A further interesting claim that Toland makes is that there is no absolute distinction between the organic and the inorganic, the animate and the inanimate – everything is alive. This is akin to the Panpsychism developed by the English philosopher Alfred North Whitehead (d. 1947) in what he calls a ‘Philosophy of Organism’. Toland writes that:
Stones, Minerals and Metals, which are not less vegetable and organic … the Pantheists think … [are] a different Kind of Life … there’s no reason he should believe they were less actuated with Life. … every Thing in the Earth is organic… (pp. 380 et seq.).
This statement is followed by the poem that begins this essay: ‘The Sun is my Father…’, referring both to this living cosmos (and also possibly, implicitly, to the belief that the Druids worshipped the Sun – think Stonehenge as aligning with the sun at the solstices). We see here too that these Pantheists are also Panpsychists. The life of this burning cold God lights up all things. Today Panpsychism means that minds are ubiquitous in Nature, rather than the Pantheist view that Mind is Nature – but when the Venetian Platonist Patrizi coined ‘Panpsychism’ in 1591, he originally meant by it the belief in the more Pantheistic anima mundi. In any case, Pantheism often ramifies down into Panpsychism, though not so often the other way up.
Sundown
Whether the Pantheisticon was used and developed into forms of alternate religious worship is uncertain. Regardless of proposed masonic or druidical legacies, the fact remains that Pantheism itself has never crystallized into an established religion in the West. Pantheism has preserved itself for the most in academic philosophy, but also to a certain extent, though less explicitly, in Nature Mysticism and in more secular practices that revere Nature. One sees Spinoza’s direct influence, for instance, on Deep Ecology.

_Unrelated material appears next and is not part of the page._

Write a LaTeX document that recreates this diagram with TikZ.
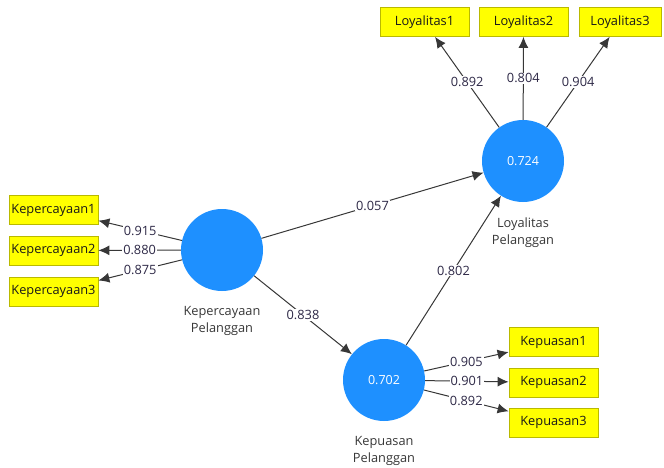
\documentclass[tikz,border=0pt]{standalone}
\usepackage{fontspec}
\setmainfont{Open Sans}
\usetikzlibrary{arrows.meta,positioning}
\definecolor{LatentClr}{RGB}{30,144,255}
\definecolor{IndicatorClr}{RGB}{255,255,0}
\definecolor{IndicatorLine}{RGB}{185,185,0}
\definecolor{PathClr}{RGB}{55,55,55}
\definecolor{CoefClr}{RGB}{45,40,70}

\begin{document}
\begin{tikzpicture}[x=1pt,y=-1pt,
  latent/.style={circle,fill=LatentClr,minimum size=82pt,inner sep=0pt,text=white,font=\fontsize{12.5}{14}\selectfont},
  indicator/.style={draw=IndicatorLine,line width=0.8pt,fill=IndicatorClr,minimum width=89pt,minimum height=29pt,inner sep=0pt,text=black!90,font=\fontsize{12.8}{14}\selectfont},
  lvtext/.style={align=center,inner sep=0pt,text=PathClr,font=\fontsize{12.8}{17}\selectfont},
  loading/.style={draw=PathClr,line width=1pt,-{Latex[length=11pt,width=10pt]}},
  coef/.style={fill=white,inner sep=1pt,text=CoefClr,font=\fontsize{12.8}{14}\selectfont}]
\useasboundingbox (0,0) rectangle (664,468);

\node[latent] (kp) at (222,250) {};
\node[latent] (lp) at (523,161) {0.724};
\node[latent] (ks) at (384,380) {0.702};

\node[lvtext,below=15pt of kp] (kplab) {Kepercayaan\\Pelanggan};
\node[lvtext,below=15pt of lp] (lplab) {Loyalitas\\Pelanggan};
\node[lvtext,below=15pt of ks] (kslab) {Kepuasan\\Pelanggan};

\node[indicator] (kp1) at (53.5,210) {Kepercayaan1};
\node[indicator] (kp2) at (53.5,250.5) {Kepercayaan2};
\node[indicator] (kp3) at (53.5,291.5) {Kepercayaan3};

\node[indicator] (lp1) at (424.5,22) {Loyalitas1};
\node[indicator] (lp2) at (523.5,22) {Loyalitas2};
\node[indicator,minimum width=82pt] (lp3) at (620,22) {Loyalitas3};

\node[indicator] (ks1) at (553.5,342) {Kepuasan1};
\node[indicator] (ks2) at (553.5,382.5) {Kepuasan2};
\node[indicator] (ks3) at (553.5,422.5) {Kepuasan3};

\draw[loading] (kp) -- node[coef] (c1) {0.915} (kp1);
\draw[loading] (kp) -- node[coef] (c2) {0.880} (kp2);
\draw[loading] (kp) -- node[coef] (c3) {0.875} (kp3);

\draw[loading] (lp) -- node[coef] (c4) {0.892} (lp1);
\draw[loading] (lp) -- node[coef] (c5) {0.804} (lp2);
\draw[loading] (lp) -- node[coef] (c6) {0.904} (lp3);

\draw[loading] (ks) -- node[coef] (c7) {0.905} (ks1);
\draw[loading] (ks) -- node[coef] (c8) {0.901} (ks2);
\draw[loading] (ks) -- node[coef] (c9) {0.892} (ks3);

\draw[loading] (kp) -- node[coef] (c10) {0.057} (lp);
\draw[loading] (kp) -- node[coef] (c11) {0.838} (ks);
\draw[loading] (ks) -- node[coef] (c12) {0.802} (lp);

\end{tikzpicture}
\end{document}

Toland died two years after the release of Pantheisticon, prudently writing his own epitaph with words stating that ‘He himself will undoubtedly arise to eternal life, but will never be the same Toland’, in line with the impersonal theory of immortality given by Spinoza. As a liturgy, the Pantheisticon does not provide much in the way of detailed arguments for Pantheism – unlike Spinoza’s Ethics. But it does offer a blueprint for a Pantheistic religious practice, and it does open the door to bring us face to face with what Pantheism originally meant at its European inception – long before the German Pantheism controversy that led to English Romanticism and Absolute Idealism. Pantheisticon and its freethinking mode of Pantheism offers a vision of a brighter, freer, cosmic future, one that still holds.